─── GIVEN DATA
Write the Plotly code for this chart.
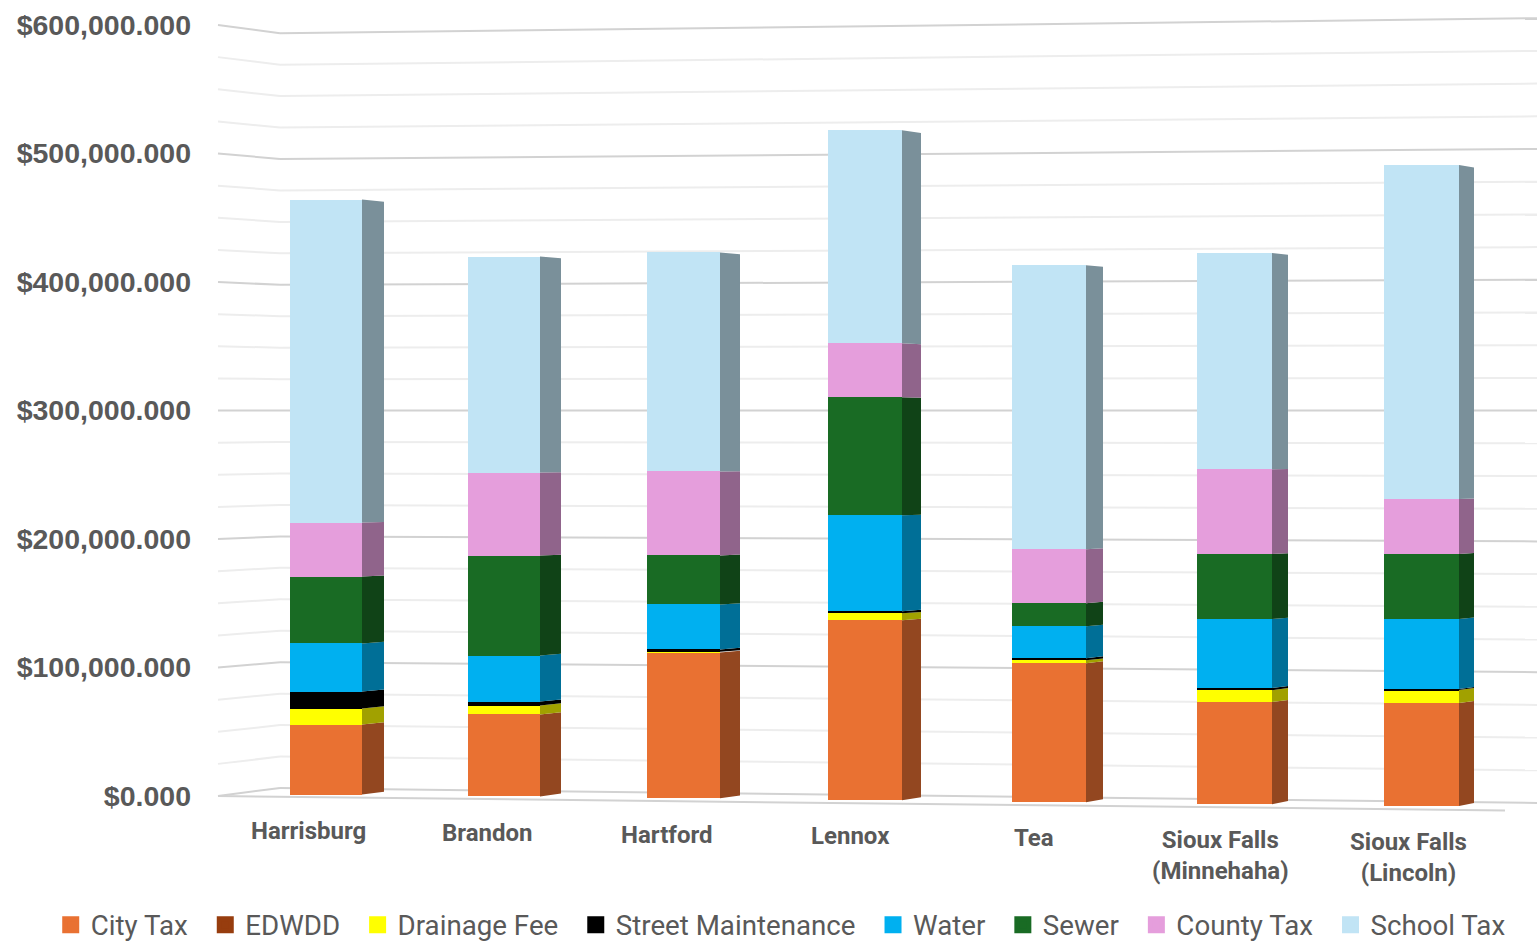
import plotly.graph_objects as go

# Residential tax burden per community, stacked bottom to top
cities = ["Harrisburg", "Brandon", "Hartford", "Lennox", "Tea",
          "Sioux Falls<br>(Minnehaha)", "Sioux Falls<br>(Lincoln)"]
city_tax = [54500, 63800, 113600, 140100, 108200, 79400, 80200]
edwdd = [0, 0, 0, 0, 0, 0, 0]
drainage_fee = [12500, 7000, 400, 5400, 2300, 9300, 10100]
street_maintenance = [13200, 3100, 1900, 1600, 1600, 1600, 800]
water = [37400, 35800, 35000, 74700, 24900, 53700, 54500]
sewer = [52100, 77800, 38100, 91800, 17900, 50600, 50600]
county_tax = [42000, 64600, 65400, 42000, 42000, 66100, 42800]
school_tax = [251400, 168100, 170400, 165800, 221000, 168100, 259900]
tick_values = [0, 100000, 200000, 300000, 400000, 500000, 600000]

series = [
    ("City Tax", city_tax, "#E97132"),
    ("EDWDD", edwdd, "#973D0E"),
    ("Drainage Fee", drainage_fee, "#FFFF00"),
    ("Street Maintenance", street_maintenance, "#000000"),
    ("Water", water, "#00B0F0"),
    ("Sewer", sewer, "#196B24"),
    ("County Tax", county_tax, "#E59EDC"),
    ("School Tax", school_tax, "#C1E4F5"),
]

# Page geometry of the perspective drawing
W, H = 1537, 945
PLOT_LEFT = 192
AXIS_ZERO_PX = 796.0
PX_PER_UNIT = 128.5 / 100000

front_left = [290, 468, 647, 828, 1012, 1197, 1384]
front_right = [362, 540, 720, 902, 1086, 1272, 1459]
side_right = [384, 561, 740, 921, 1103, 1288, 1474]
label_center = [308, 487, 667, 850, 1034, 1220, 1408]

WALL_LEFT_X, WALL_CORNER_X = 218, 280
SIDE_SQUEEZE = 0.0085
SIDE_MID_PX = 450.0
SIDE_SHADE = 0.63
GREY_TEXT = "#595959"
LEGEND_GAP = "\u00a0\u2009"


def to_value(px_y):
    """Axis value that sits at a given vertical page position."""
    return (AXIS_ZERO_PX - px_y) / PX_PER_UNIT


def floor_offset(x):
    """The floor falls away to the right, so bars start lower there."""
    return to_value(793.85 + 0.0105 * (x - WALL_LEFT_X))


def corner_value(v):
    return to_value(788.0 - 125.8 / 100000 * v)


def far_right_value(v):
    return to_value(803.0 - 130.8 / 100000 * v)


def shade(hex_colour):
    r, g, b = (int(hex_colour[i:i + 2], 16) for i in (1, 3, 5))
    return f"rgb({r * SIDE_SHADE:.0f},{g * SIDE_SHADE:.0f},{b * SIDE_SHADE:.0f})"


def receded(value):
    """Where a level on the front corner lands on the back edge of the side face."""
    mid = to_value(SIDE_MID_PX)
    return value + (mid - value) * SIDE_SQUEEZE


fig = go.Figure()

centers = [(a + b) / 2 for a, b in zip(front_left, front_right)]
widths = [b - a for a, b in zip(front_left, front_right)]
running = [floor_offset(x) for x in front_left]

for name, values, colour in series:
    bases = list(running)
    tops = [b + v for b, v in zip(bases, values)]

    fig.add_trace(go.Bar(
        x=centers, y=values, base=bases, width=widths, name=name,
        marker=dict(color=colour, line=dict(width=0)),
        legendgroup=name, showlegend=False, hoverinfo="skip",
    ))

    # Shaded right-hand faces, one closed polygon per bar
    side_x, side_y = [], []
    for i, v in enumerate(values):
        if v <= 0:
            continue
        side_x += [front_right[i], side_right[i], side_right[i], front_right[i], front_right[i], None]
        side_y += [bases[i], receded(bases[i]), receded(tops[i]), tops[i], bases[i], None]
    if side_x:
        fig.add_trace(go.Scatter(
            x=side_x, y=side_y, mode="lines", fill="toself", fillcolor=shade(colour),
            line=dict(width=0), legendgroup=name, showlegend=False, hoverinfo="skip",
        ))

    # Legend entry with a larger swatch
    fig.add_trace(go.Bar(
        x=[None], y=[None], name=name + LEGEND_GAP, legendgroup=name,
        marker=dict(color=colour, line=dict(color=colour, width=5)),
    ))

    running = tops

# Wall gridlines: a major line every 100,000 with three lighter lines between
shapes = []
MAJOR = "#D2D2D2"
MINOR = "#EDEDED"


def wall_line(x0, y0, x1, y1, colour):
    shapes.append(dict(type="line", xref="x", yref="y", x0=x0, y0=y0, x1=x1, y1=y1,
                       layer="below", line=dict(color=colour, width=2)))


for step in range(25):
    v = step * 25000
    colour = MAJOR if step % 4 == 0 else MINOR
    wall_line(WALL_LEFT_X, v, WALL_CORNER_X, corner_value(v), colour)
    wall_line(WALL_CORNER_X, corner_value(v), W, far_right_value(v), colour)

# Front edge of the floor
wall_line(WALL_LEFT_X, 0, 1505, to_value(810.5), MAJOR)

annotations = [
    dict(x=cx, y=floor_offset(cx) + to_value(AXIS_ZERO_PX + 20), xref="x", yref="y",
         text=f"<b>{label}</b>", showarrow=False, xanchor="center", yanchor="top",
         font=dict(family="Roboto", size=24, color=GREY_TEXT))
    for cx, label in zip(label_center, cities)
]

fig.update_layout(
    width=W, height=H, autosize=False,
    margin=dict(l=0, r=0, t=0, b=0, pad=0, autoexpand=False),
    paper_bgcolor="white", plot_bgcolor="white",
    barmode="overlay", bargap=0, shapes=shapes, annotations=annotations,
    xaxis=dict(visible=False, range=[PLOT_LEFT, W], domain=[PLOT_LEFT / W, 1]),
    yaxis=dict(
        range=[to_value(H), to_value(0)], tickvals=tick_values, tickformat="$,.3f",
        showgrid=False, zeroline=False, showline=False, ticks="", automargin=False,
        tickfont=dict(family="Liberation Sans", size=28.5, color=GREY_TEXT, weight="bold"),
    ),
    legend=dict(
        orientation="h", xref="container", yref="container",
        x=0.033, y=0.021, xanchor="left", yanchor="middle",
        font=dict(family="Roboto", size=27.7, color=GREY_TEXT),
        traceorder="normal", bgcolor="rgba(0,0,0,0)",
    ),
)

fig.write_html("out.html")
──────
#### TASK DESCRIPTION
Pictures stay out. Repeat only the lines from the beginning of the data through the line that has "import plotly.graph_objects as go".

#### EXERCISE ANSWER
Write the Plotly code for this chart.
import plotly.graph_objects as go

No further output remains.